Bu düşüncelerle Genel Kurulun verimli geçmesini diliyor, sizleri bir kere daha saygıyla, sevgiyle selamlıyorum.
Daha sonra söz alan Ulaştırma Bakanı Binali Yıldırım ise
ülkemizde, bir yandan haberleşmeyi mümkün olan ileri düzeyde sağlamak için gerekli çalışmaları yaparken, diğer yandan Sayısal Uçurumun azaltılması üzerinde önemle duruyoruz.
dedi. Yıldırım konuşmasına şu şekilde devam etti:
Bugün Türkiye’de sabit telefon abone sayısı yaklaşık 19 milyondur.
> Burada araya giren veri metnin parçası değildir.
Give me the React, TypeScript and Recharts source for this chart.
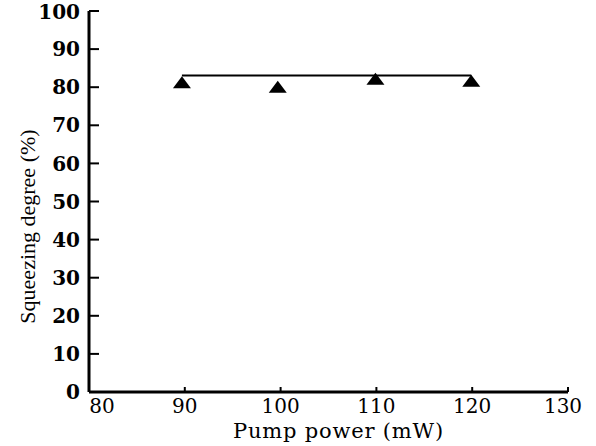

Sabit telefonda hane başına penatrasyon oranı ise %100’lere ulaşmıştır. Mobil telefon abone sayısı, 50 milyonu aşmıştır. Bu da %70 penatrasyon oranına karşılık gelmektedir. Özellikle hükümetimiz döneminde GSM abone sayısında artış hızı, ikiye katlanmıştır.
Ülkemizde son üç yılda geniş bant internet (DSL) abone sayısı 2,5 milyonu aşmıştır. İnternet kullanıcı sayısı 16 milyonun üzerindedir. Başka bir deyişle, internet penatrasyon oranı %22’ler seviyesine gelmiştir. 2010 yılına kadarda, bu oranı %60’a çıkarmayı hedefliyoruz.
Yıldırım telekomünikasyon sektöründe ses ve altyapı tekelinin kaldırıldığını ve bunun sağladığı serbestleşme sonucunda da halen: Uzak Mesafe Telefon Hizmetleri veren sabit ve mobil telefon işletmecileri; internet servis sağlayıcıları ve de uydu platform işletmecileri olmak üzere, toplam 228 firmanın faaliyet gösterdiğini belirtti.